Türkiye’de geçen yıl meydana gelen trafik çarpışma sayısı, 2017 yılına göre yüzde 2,2 artarak 1 milyon 229 bin 364’e çıktı. Bu trafik çarpışmalarının sonucunda 6 bin 675 kişi hayatını kaybederken, 307 bin 71 kişi de yaralandı. Çarpışmalara neden olan kusurların yüzde 89,5’inin sürücü kaynaklı olduğu ortaya çıkarken geriye kalan yüzde 10,5’lik payın ise yüzde 8,4’ü yaya, yüzde 0,9’u yolcu, yüzde 0,6’sı taşıt ve yüzde 0,6’sı da yol kaynaklı olmak üzere bir dağılım gösterdi. 2018 yılında trafik çarpışmalarına neden olan sürücü kusurlarının dağılımına baktığımızda, ilk sırayı yüzde 39.31 gibi yüksek bir oran ile “hız ihlalleri” alıyor, yani güzergah boyunca belirlenmiş yasal hız sınırlarına uymamak geliyor. 2017 yılı için dağılımı incelediğimiz de karşımıza yüzde 40 gibi benzeri bir oran çıkmaktadır. Bu istatistikler de bize ülkemizde yol güvenliğinin en temel sorununun hız olduğunu ve bu problem üzerinde de hali hazırda bir iyileştirme gerçekleştiremediğimizi göstermektedir.

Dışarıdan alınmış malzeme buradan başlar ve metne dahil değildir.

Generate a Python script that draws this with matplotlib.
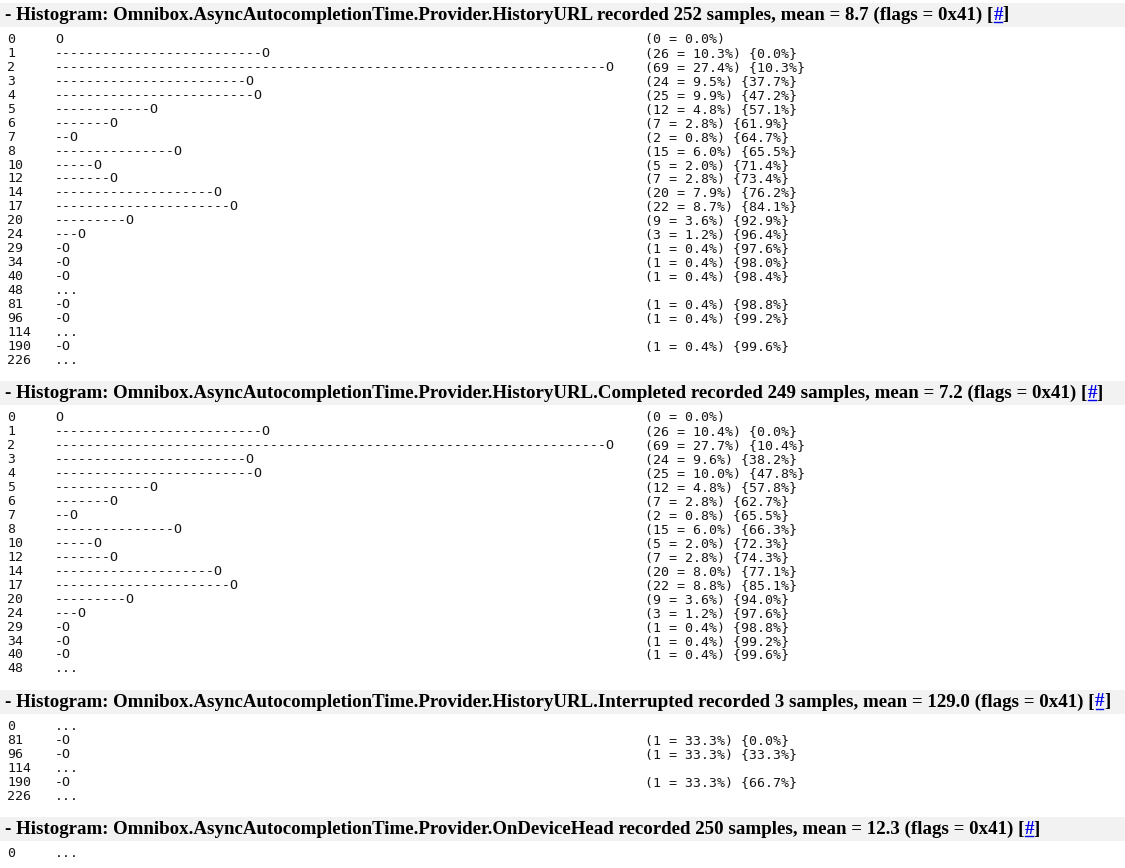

Peki hız sadece ülkemiz için mi en kritik yol güvenliği sorunu? Hız düzenlemelerine ilişkin küresel düzeyde durum nedir ? Öncelikle belirtmek isterim ki, hız yönetimini tahsis edememiş her ülke yol güvenliği kaynaklı can ve mal kayıplarıyla karşılaşmaya devam edecektir. Bu hususta Avrupa Birliği, taşıt teknolojilerindeki gelişimi hız limiti aşımları için birincil çözüm olarak ortaya koydu. 2022 yılından itibaren AB ülkelerinde piyasaya giren her yeni taşıt “Intelligent Speed Assistance” (ISA), yani akıllı hız asistanı donanımı ile satışa sunulacak.
Bu teknoloji, belirli bir yol için hız sınırını tespit etmek için kamera ve GPS kombinasyonunu kullanarak, taşıt sürücüsünün güzergah boyunca belirlenmiş olan hız limitini aştığı durumlarda motor gücünü engelleyerek ihlalin otomatik olarak önüne geçecektir. ISA, sollama gibi durumlarda, sürücünün gaz pedalına sert bir şekilde basması ile de devreden çıkabilecek. Sistem taşıt her çalıştırıldığında varsayılan bir özellik gibi devrede olacak ama isteğe bağlı olarak da kapatılabilecek. Bu sistemin AB ülkelerinde yaklaşık 25 bin ölümü engellemesi ve trafik çarpışmalarını da yüzde 20 oranında azaltması bekleniyor.
Bu teknolojik gelişmeyi takiben sorulacak soru: “Ülkemizde yaşanan ölümlü trafik çarpışmalarını azaltmak için bizde 2022’den sonra satışa sunulacak yeni taşıtlara bu özelliği bir zorunluluk olarak getirmeli miyiz?“ olmalıdır. Yanıt tabii ki “Evet”. Ne var ki AB üyesi olmadığımız için bu uygulamaların hepsine uymamız ya da aksiyon almamız zor olabilir gibi ifade ve söylemlerle de karşılaşmak mümkün. Buna cevaben de AB’den ayrılma sürecinde olan İngiltere Brexit gerçekleşse bile bu uygulamayı AB ile aynı anda hayata geçireceğini beyan etti. Ülkemiz her yıl yaklaşık 7 bin vatandaşını yollarda kaybetmenin önüne geçmek istiyor ise bu konuda gözlerin ilk çevrilmesi gereken paydaşlardan biri otomotiv sektörü olmalıdır.
* Bu yazı, Yol Teknolojileri Dergisi’nin Kasım-Aralık 2019 sayısında yayınlanmıştır.